Print the listing in its entirety and exactly, leaving out images.
─── Data shown
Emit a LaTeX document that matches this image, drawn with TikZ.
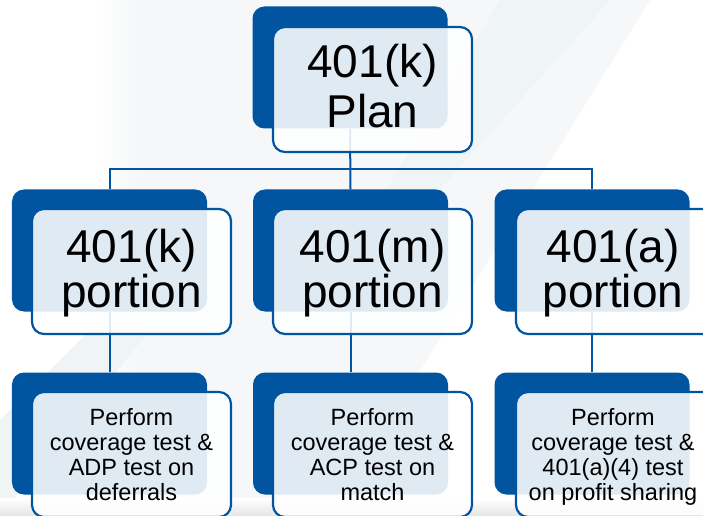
\documentclass[tikz,border=0pt]{standalone}
\usepackage{fontspec}
\setmainfont{Liberation Sans}
\definecolor{planblue}{RGB}{0,84,160}
\definecolor{haze}{RGB}{245,247,248}
\definecolor{hazeb}{RGB}{239,244,245}
\begin{document}
\begin{tikzpicture}[x=1bp,y=-1bp,
  back/.style={rectangle, fill=planblue, rounded corners=12bp, inner sep=0,
    minimum width=195bp, minimum height=122bp},
  front/.style={rectangle, draw=planblue, line width=2.2bp, fill=white,
    fill opacity=0.88, rounded corners=12bp, inner sep=0,
    minimum width=199bp, minimum height=125bp},
  link/.style={draw=planblue, line width=2bp},
  bigtxt/.style={inner sep=0, align=center, anchor=base, text=black},
  smalltxt/.style={inner sep=0, align=center, anchor=base, text=black,
    font=\fontsize{23.5bp}{24.7bp}\selectfont}
]
% page and soft background
\useasboundingbox (0,0) rectangle (703,516);
\fill[white] (0,0) rectangle (703,516);
\shade[left color=white, right color=haze] (95,0) rectangle (140,516);
\fill[haze] (140,0) -- (650,0) -- (330,516) -- (140,516) -- cycle;
\fill[hazeb] (500,0) -- (610,0) -- (430,200) -- (380,200) -- cycle;
\fill[hazeb] (0,516) -- (0,420) -- (90,330) -- (150,330) -- cycle;
\shade[top color=white, bottom color=black!10] (0,498) rectangle (703,516);

% blue backing panels
\node[back] (plan) at (350,67.5) {};
\node[back] (k)  at (109.5,250.5) {};
\node[back] (m)  at (350.5,250.5) {};
\node[back] (a)  at (592,250.5) {};
\node[back] (kd) at (109.5,433.5) {};
\node[back] (md) at (350.5,433.5) {};
\node[back] (ad) at (592,433.5) {};

% connectors
\coordinate (bus) at (350,169);
\draw[link] (plan.south) -- (m.north);
\draw[link] (k.north) |- (bus) -| (a.north);
\draw[link] (k.south) -- (kd.north);
\draw[link] (m.south) -- (md.north);
\draw[link] (a.south) -- (ad.north);

% light front cards
\node[front] (planf) at (372.5,89.5) {};
\node[front] (kf)  at (131.5,271.5) {};
\node[front] (mf)  at (372.5,271.5) {};
\node[front] (af)  at (615.5,271.5) {};
\node[front] (kdf) at (131.5,454.5) {};
\node[front] (mdf) at (372.5,454.5) {};
\node[front] (adf) at (615.5,454.5) {};

% labels (anchored at the baseline of their last line)
\node[bigtxt, font=\fontsize{46bp}{50bp}\selectfont] (plant) at (372.5,128) {401(k)\\Plan};
\node[bigtxt, font=\fontsize{46bp}{44bp}\selectfont] (kt) at (131.5,307) {401(k)\\portion};
\node[bigtxt, font=\fontsize{46bp}{44bp}\selectfont] (mt) at (372.5,307) {401(m)\\portion};
\node[bigtxt, font=\fontsize{46bp}{44bp}\selectfont] (at) at (613,307) {401(a)\\portion};
\node[smalltxt] (kdt) at (131.5,500) {Perform\\coverage test \&\\ADP test on\\deferrals};
\node[smalltxt] (mdt) at (372.5,500) {Perform\\coverage test \&\\ACP test on\\match};
\node[smalltxt] (adt) at (613,500) {Perform\\coverage test \&\\401(a)(4) test\\on profit sharing};
\end{tikzpicture}
\end{document}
──────
▸ **Task response**
Emit a LaTeX document that matches this image, drawn with TikZ.
\documentclass[tikz,border=0pt]{standalone}
\usepackage{fontspec}
\setmainfont{Liberation Sans}
\definecolor{planblue}{RGB}{0,84,160}
\definecolor{haze}{RGB}{245,247,248}
\definecolor{hazeb}{RGB}{239,244,245}
\begin{document}
\begin{tikzpicture}[x=1bp,y=-1bp,
  back/.style={rectangle, fill=planblue, rounded corners=12bp, inner sep=0,
    minimum width=195bp, minimum height=122bp},
  front/.style={rectangle, draw=planblue, line width=2.2bp, fill=white,
    fill opacity=0.88, rounded corners=12bp, inner sep=0,
    minimum width=199bp, minimum height=125bp},
  link/.style={draw=planblue, line width=2bp},
  bigtxt/.style={inner sep=0, align=center, anchor=base, text=black},
  smalltxt/.style={inner sep=0, align=center, anchor=base, text=black,
    font=\fontsize{23.5bp}{24.7bp}\selectfont}
]
% page and soft background
\useasboundingbox (0,0) rectangle (703,516);
\fill[white] (0,0) rectangle (703,516);
\shade[left color=white, right color=haze] (95,0) rectangle (140,516);
\fill[haze] (140,0) -- (650,0) -- (330,516) -- (140,516) -- cycle;
\fill[hazeb] (500,0) -- (610,0) -- (430,200) -- (380,200) -- cycle;
\fill[hazeb] (0,516) -- (0,420) -- (90,330) -- (150,330) -- cycle;
\shade[top color=white, bottom color=black!10] (0,498) rectangle (703,516);

% blue backing panels
\node[back] (plan) at (350,67.5) {};
\node[back] (k)  at (109.5,250.5) {};
\node[back] (m)  at (350.5,250.5) {};
\node[back] (a)  at (592,250.5) {};
\node[back] (kd) at (109.5,433.5) {};
\node[back] (md) at (350.5,433.5) {};
\node[back] (ad) at (592,433.5) {};

% connectors
\coordinate (bus) at (350,169);
\draw[link] (plan.south) -- (m.north);
\draw[link] (k.north) |- (bus) -| (a.north);
\draw[link] (k.south) -- (kd.north);
\draw[link] (m.south) -- (md.north);
\draw[link] (a.south) -- (ad.north);

% light front cards
\node[front] (planf) at (372.5,89.5) {};
\node[front] (kf)  at (131.5,271.5) {};
\node[front] (mf)  at (372.5,271.5) {};
\node[front] (af)  at (615.5,271.5) {};
\node[front] (kdf) at (131.5,454.5) {};
\node[front] (mdf) at (372.5,454.5) {};
\node[front] (adf) at (615.5,454.5) {};

% labels (anchored at the baseline of their last line)
\node[bigtxt, font=\fontsize{46bp}{50bp}\selectfont] (plant) at (372.5,128) {401(k)\\Plan};
\node[bigtxt, font=\fontsize{46bp}{44bp}\selectfont] (kt) at (131.5,307) {401(k)\\portion};
\node[bigtxt, font=\fontsize{46bp}{44bp}\selectfont] (mt) at (372.5,307) {401(m)\\portion};
\node[bigtxt, font=\fontsize{46bp}{44bp}\selectfont] (at) at (613,307) {401(a)\\portion};
\node[smalltxt] (kdt) at (131.5,500) {Perform\\coverage test \&\\ADP test on\\deferrals};
\node[smalltxt] (mdt) at (372.5,500) {Perform\\coverage test \&\\ACP test on\\match};
\node[smalltxt] (adt) at (613,500) {Perform\\coverage test \&\\401(a)(4) test\\on profit sharing};
\end{tikzpicture}
\end{document}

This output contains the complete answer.